LES DÉCIMALES DU FUTUR (1973)

Un film de science-fiction inclassable et psychédélique dans lequel une technologie futuriste est sollicitée pour créer un nouveau messie…

THE FINAL PROGRAMME

 

1973 – GB

 

Réalisé par Robert Fuest

 

Avec Jon Finch, Jenny Runacre, Hugh Griffith, Patrick Magee, Sterling Hayden, Harry Andrews, Julie Ege, Graham Crowden

 

THEMA MÉDECINE EN FOLIE I FUTUR

Robert Fuest restera dans les mémoires comme l’homme qui réalisa L’Abominable docteur Phibes et sa séquelle. Mais juste après les exploits du grandiloquent super-vilain incarné par Vincent Price, Fuest décida de mettre son exubérance au service d’un autre film fou, empruntant cette fois-ci les voies d’une science-fiction atypique. D’où cet inclassable Les Décimales du futur, inspiré d’un roman de Michael Morcook, sur lequel Fuest assura également le rôle de directeur artistique. Lorsque le récit commence, l’éminent biophysicien Alexandre Cornélius vient de mourir en Laponie, où il vivait depuis neuf ans. Ses recherches en cinétique avancée ayant été laissées en plan, le monde tourne désormais ses yeux vers Jerry (John Finch), son fils aîné, lauréat du prix Nobel. Ce dernier, un dandy oisif et dilettante, commence par traîner sa silhouette dégingandée chez un ami major excentrique (Sterling Hayden) dans le but de récupérer un jet, puis se renseigne sur l’achat éventuel d’une certaine quantité de napalm.
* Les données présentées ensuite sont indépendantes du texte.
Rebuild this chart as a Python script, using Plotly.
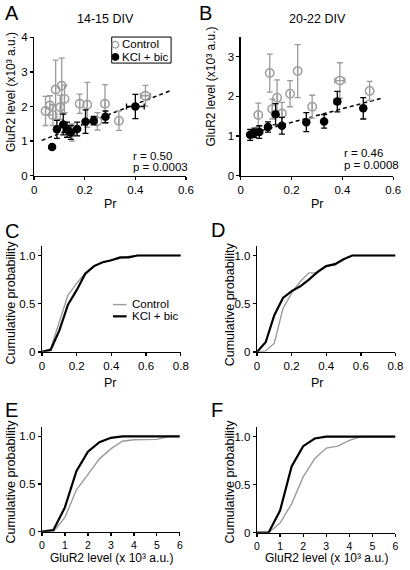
import plotly.graph_objects as go

# ---------------- data ----------------
# Panel A (14-15 DIV)
a_ctrl_x = [0.045, 0.062, 0.074, 0.085, 0.103, 0.109, 0.120, 0.150, 0.180, 0.210, 0.250, 0.280, 0.335, 0.440]
a_ctrl_y = [1.87, 2.03, 1.75, 2.49, 1.98, 2.60, 2.22, 1.25, 2.08, 2.05, 1.57, 2.08, 1.59, 2.31]
a_ctrl_e = [0.42, 0.28, 0.30, 0.85, 0.35, 0.80, 0.40, 0.25, 0.28, 0.65, 0.25, 0.55, 0.28, 0.30]
a_ctrl_xe = [0, 0, 0, 0, 0, 0, 0, 0, 0, 0, 0, 0, 0, 0.02]
a_kcl_x = [0.071, 0.090, 0.115, 0.130, 0.145, 0.170, 0.203, 0.235, 0.282, 0.400]
a_kcl_y = [0.83, 1.34, 1.48, 1.33, 1.25, 1.35, 1.56, 1.59, 1.70, 2.00]
a_kcl_e = [0.05, 0.26, 0.30, 0.22, 0.20, 0.20, 0.34, 0.12, 0.17, 0.35]
a_kcl_xe = [0, 0, 0, 0, 0, 0, 0, 0, 0, 0.035]
a_fit_x = [0.03, 0.54]
a_fit_y = [1.02, 2.46]

# Panel B (20-22 DIV)
b_ctrl_x = [0.069, 0.114, 0.124, 0.143, 0.162, 0.194, 0.224, 0.281, 0.390, 0.507]
b_ctrl_y = [1.53, 2.59, 1.68, 1.97, 1.57, 2.07, 2.64, 1.74, 2.40, 2.14]
b_ctrl_e = [0.30, 0.48, 0.25, 0.45, 0.28, 0.33, 0.67, 0.29, 0.45, 0.24]
b_ctrl_xe = [0, 0, 0, 0, 0, 0, 0, 0, 0.02, 0]
b_kcl_x = [0.037, 0.054, 0.073, 0.107, 0.137, 0.162, 0.258, 0.328, 0.380, 0.482]
b_kcl_y = [1.03, 1.08, 1.10, 1.23, 1.55, 1.26, 1.35, 1.37, 1.87, 1.70]
b_kcl_e = [0.14, 0.12, 0.16, 0.13, 0.27, 0.21, 0.24, 0.17, 0.26, 0.27]
b_kcl_xe = [0, 0, 0, 0, 0, 0, 0, 0, 0.012, 0]
b_fit_x = [0.03, 0.55]
b_fit_y = [1.05, 1.95]

# Panels C, D (cumulative Pr)
pr_x = [0, 0.05, 0.10, 0.15, 0.20, 0.25, 0.30, 0.35, 0.40, 0.45, 0.50, 0.55, 0.80]
c_ctrl = [0, 0.03, 0.31, 0.59, 0.71, 0.82, 0.89, 0.93, 0.95, 0.97, 0.99, 1.0, 1.0]
c_kcl = [0, 0.02, 0.22, 0.49, 0.64, 0.81, 0.89, 0.93, 0.95, 0.98, 0.98, 1.0, 1.0]
d_ctrl = [0, 0.01, 0.09, 0.45, 0.61, 0.73, 0.82, 0.82, 0.89, 0.90, 0.96, 1.0, 1.0]
d_kcl = [0, 0.10, 0.38, 0.56, 0.63, 0.68, 0.75, 0.83, 0.89, 0.91, 0.96, 1.0, 1.0]

# Panels E, F (cumulative GluR2)
glu_x = [0, 0.5, 1.0, 1.5, 2.0, 2.5, 3.0, 3.5, 4.0, 4.5, 5.0, 5.5, 6.0]
e_ctrl = [0, 0, 0.15, 0.44, 0.60, 0.765, 0.87, 0.95, 0.965, 0.97, 0.97, 1.0, 1.0]
e_kcl = [0, 0.017, 0.255, 0.636, 0.84, 0.94, 0.986, 1.0, 1.0, 1.0, 1.0, 1.0, 1.0]
f_ctrl = [0, 0, 0.10, 0.30, 0.58, 0.77, 0.88, 0.90, 0.96, 1.0, 1.0, 1.0, 1.0]
f_kcl = [0, 0, 0.23, 0.69, 0.90, 0.98, 1.0, 1.0, 1.0, 1.0, 1.0, 1.0, 1.0]

pr_ticks = [0, 0.2, 0.4, 0.6]
pr_ticklabels = ["0", "0.2", "0.4", "0.6"]
cdf_pr_ticks = [0, 0.2, 0.4, 0.6, 0.8]
cdf_pr_ticklabels = ["0", "0.2", "0.4", "0.6", "0.8"]
cdf_y_ticks = [0, 0.5, 1.0]
cdf_y_ticklabels = ["0", "0.5", "1.0"]
glu_ticks = [0, 1, 2, 3, 4, 5, 6]

# ---------------- styling ----------------
W, H = 410, 570
GRAY = "#9b9b9b"
FONT = "Arial, Liberation Sans, sans-serif"


def px(x):
    return x / W


def py(y):
    return 1 - y / H


fig = go.Figure()


def scatter_panel(xa, ya, cx, cy, ce, cxe, kx, ky, ke, kxe, fx, fy):
    fig.add_trace(go.Scatter(x=fx, y=fy, mode="lines", xaxis=xa, yaxis=ya,
                             line=dict(color="black", width=1.5, dash="4px,3px"),
                             showlegend=False, hoverinfo="skip"))
    fig.add_trace(go.Scatter(x=cx, y=cy, mode="markers", xaxis=xa, yaxis=ya,
                             marker=dict(symbol="circle-open", size=8.5, color=GRAY,
                                         line=dict(color=GRAY, width=1.4)),
                             error_y=dict(type="data", array=ce, color=GRAY, thickness=1.3, width=3),
                             error_x=dict(type="data", array=cxe, color=GRAY, thickness=1.3, width=3),
                             showlegend=False))
    fig.add_trace(go.Scatter(x=kx, y=ky, mode="markers", xaxis=xa, yaxis=ya,
                             marker=dict(symbol="circle", size=8.5, color="black"),
                             error_y=dict(type="data", array=ke, color="black", thickness=1.3, width=3),
                             error_x=dict(type="data", array=kxe, color="black", thickness=1.3, width=3),
                             showlegend=False))


def cdf_panel(xa, ya, x, ctrl, kcl):
    fig.add_trace(go.Scatter(x=x, y=ctrl, mode="lines", xaxis=xa, yaxis=ya,
                             line=dict(color=GRAY, width=1.4), showlegend=False))
    fig.add_trace(go.Scatter(x=x, y=kcl, mode="lines", xaxis=xa, yaxis=ya,
                             line=dict(color="black", width=2.2), showlegend=False))


scatter_panel("x", "y", a_ctrl_x, a_ctrl_y, a_ctrl_e, a_ctrl_xe,
              a_kcl_x, a_kcl_y, a_kcl_e, a_kcl_xe, a_fit_x, a_fit_y)
scatter_panel("x2", "y2", b_ctrl_x, b_ctrl_y, b_ctrl_e, b_ctrl_xe,
              b_kcl_x, b_kcl_y, b_kcl_e, b_kcl_xe, b_fit_x, b_fit_y)
cdf_panel("x3", "y3", pr_x, c_ctrl, c_kcl)
cdf_panel("x4", "y4", pr_x, d_ctrl, d_kcl)
cdf_panel("x5", "y5", glu_x, e_ctrl, e_kcl)
cdf_panel("x6", "y6", glu_x, f_ctrl, f_kcl)

axis_common = dict(showline=True, linecolor="black", linewidth=1.3, ticks="outside",
                   ticklen=3, tickwidth=1.3, tickcolor="black", showgrid=False,
                   zeroline=False, tickfont=dict(family=FONT, size=11.5, color="black"),
                   fixedrange=True)

# domains in pixels: (left, right, top, bottom)
dom = {
    1: (32, 188, 32, 173.3),
    2: (244.3, 401, 31.7, 173.3),
    3: (40, 182.7, 245, 353.3),
    4: (261, 403.3, 245, 353.3),
    5: (40, 181.7, 430, 537),
    6: (261, 403.3, 430, 538),
}

layout_axes = {}
for i, (l, r, t, b) in dom.items():
    xn = "xaxis" if i == 1 else f"xaxis{i}"
    yn = "yaxis" if i == 1 else f"yaxis{i}"
    ya_ref = "y" if i == 1 else f"y{i}"
    xa_ref = "x" if i == 1 else f"x{i}"
    layout_axes[xn] = dict(axis_common, domain=[px(l), px(r)], anchor=ya_ref)
    layout_axes[yn] = dict(axis_common, domain=[py(b), py(t)], anchor=xa_ref)

for n in ("xaxis", "xaxis2"):
    layout_axes[n].update(range=[0, 0.6], tickvals=pr_ticks, ticktext=pr_ticklabels)
layout_axes["yaxis"].update(range=[0, 4], tickvals=[0, 1, 2, 3, 4])
layout_axes["yaxis2"].update(range=[0, 3.5], tickvals=[0, 1, 2, 3])
for n in ("xaxis3", "xaxis4"):
    layout_axes[n].update(range=[0, 0.8], tickvals=cdf_pr_ticks, ticktext=cdf_pr_ticklabels)
for n in ("xaxis5", "xaxis6"):
    layout_axes[n].update(range=[0, 6], tickvals=glu_ticks,
                          tickfont=dict(family=FONT, size=10.5, color="black"))
for n in ("yaxis3", "yaxis4", "yaxis5", "yaxis6"):
    layout_axes[n].update(range=[0, 1.1], tickvals=cdf_y_ticks, ticktext=cdf_y_ticklabels)

annotations = []


def note(text, x, y, size=12, xanchor="center", yanchor="middle", angle=0):
    annotations.append(dict(text=text, x=px(x), y=py(y), xref="paper", yref="paper",
                            xanchor=xanchor, yanchor=yanchor, showarrow=False,
                            textangle=angle, font=dict(family=FONT, size=size, color="black")))


# panel letters
note("A", 0, 7, size=20, xanchor="left")
note("B", 199, 7, size=20, xanchor="left")
note("C", 0, 230, size=20, xanchor="left")
note("D", 212, 229, size=20, xanchor="left")
note("E", 0, 413, size=20, xanchor="left")
note("F", 212, 413, size=20, xanchor="left")

# titles
note("14-15 DIV", 105, 13, size=12.5)
note("20-22 DIV", 323, 13, size=12.5)

# axis titles
ylab = "GluR2 level (x10³ a.u.)"
note(ylab, 8, 88, size=12, angle=-90)
note(ylab, 214, 82, size=12, angle=-90)
note("Pr", 110, 202, size=12.5)
note("Pr", 323, 202, size=12.5)
note("Cumulative probability", 8, 303, size=12.5, angle=-90)
note("Cumulative probability", 233, 305, size=12.5, angle=-90)
note("Pr", 110, 385, size=12.5)
note("Pr", 323, 385, size=12.5)
note("Cumulative probability", 8, 486, size=12.5, angle=-90)
note("Cumulative probability", 233, 486, size=12.5, angle=-90)
xlab = "GluR2 level (x 10³ a.u.)"
note(xlab, 112, 564, size=12)
note(xlab, 332, 564, size=12)

# statistics
note("r = 0.50", 132, 153, size=11.5, xanchor="left")
note("p = 0.0003", 132, 164, size=11.5, xanchor="left")
note("r = 0.46", 348, 150, size=11.5, xanchor="left")
note("p = 0.0008", 348, 162, size=11.5, xanchor="left")

# legend A (manual)
note("Control", 120.5, 39, size=11.5, xanchor="left")
note("KCl + bic", 120.5, 52, size=11.5, xanchor="left")
# legend C (manual)
note("Control", 130, 304.5, size=11.5, xanchor="left")
note("KCl + bic", 130, 317, size=11.5, xanchor="left")

shapes = [
    dict(type="rect", xref="paper", yref="paper", x0=px(111.7), x1=px(172.7),
         y0=py(58.3), y1=py(31.7), line=dict(color="black", width=1)),
    dict(type="circle", xref="paper", yref="paper", xsizemode="pixel", ysizemode="pixel",
         xanchor=px(115.5), yanchor=py(39.5), x0=-3.2, x1=3.2, y0=-3.2, y1=3.2,
         line=dict(color=GRAY, width=1.3)),
    dict(type="circle", xref="paper", yref="paper", xsizemode="pixel", ysizemode="pixel",
         xanchor=px(115.5), yanchor=py(52), x0=-3.5, x1=3.5, y0=-3.5, y1=3.5,
         line=dict(color="black", width=1), fillcolor="black"),
    dict(type="line", xref="paper", yref="paper", x0=px(113), x1=px(127),
         y0=py(305), y1=py(305), line=dict(color=GRAY, width=1.4)),
    dict(type="line", xref="paper", yref="paper", x0=px(113), x1=px(127),
         y0=py(317), y1=py(317), line=dict(color="black", width=2.2)),
]

fig.update_layout(
    width=W, height=H, margin=dict(l=0, r=0, t=0, b=0),
    paper_bgcolor="white", plot_bgcolor="white",
    font=dict(family=FONT, size=12, color="black"),
    showlegend=False, annotations=annotations, shapes=shapes,
    hovermode=False,
    **layout_axes,
)

fig.write_html("out.html", config={"displayModeBar": False, "staticPlot": True},
               post_script="document.body.style.margin='0px';document.body.style.overflow='hidden';")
Nous voici donc dans un univers absurde proche de l’atmosphère décalée de Chapeau melon et bottes de cuir, impression renforcée par les décors proprement hallucinants qui s’étalent tout au long du film : salle de jeu en forme de flipper géant, grand hall de la maison Cornélius équipé d’un échiquier mural, restaurant au milieu duquel trône un ring dédié aux combats de catch dans la boue… La mode vestimentaire, quant à elle, n’a rien à envier à celle d’Orange mécanique, les deux films se déroulant dans le même type de futur indéterminé. Ici, les personnages s’affrontent avec des pistolets-seringues translucides, tandis que certains prophètes annoncent une fin du monde imminente. Un cynisme permanent s’exhale notamment via les dialogues, comme lorsqu’une infirmière explique à notre héros : « il est plus facile de diriger un hôpital quand tous les patients dorment », ce à quoi Cornélius rétorque : « ça serait aussi la meilleure façon de diriger le monde. »

« L’être humain parfait »

A vrai dire, l’intrigue des Décimales du futur s’avère rapidement confuse, tout le monde courant après un microfilm qui appartenait au père Cornélius. Pour qui n’est pas familier avec le roman initial, l’ensemble manque sérieusement de clarté et de cohérence. Et tout s’achève face au gigantesque ordinateur DUEL, alimenté par les cerveaux les plus brillants d’Europe. Cette machine possède ainsi la somme de toutes les connaissances humaines. Le but de l’opération est de la mettre à contribution pour créer un être humain parfait, hermaphrodite, auto-fertilisant, auto-régénérateur et immortel. En ces temps troublés, un tel être serait accueilli comme rien moins que le nouveau messie. Et pour lui donner naissance, il suffit de placer dans un grand incubateur solaire un homme et une femme triés sur le volet. Or le choix s’est porté sur Jerry Cornélius et la sémillante Miss Bruner (Jenny Runacre). Film OVNI échappant aux classifications, Les Décimales du futur s’apprécie surtout comme un témoignage du cinéma british le plus déjanté qu’aient pu engendrer les seventies psychédéliques. Au détour du casting, on retrouve avec plaisir cette bonne trogne de Patrick Magee, dans son rôle favori de vieil excentrique misanthrope.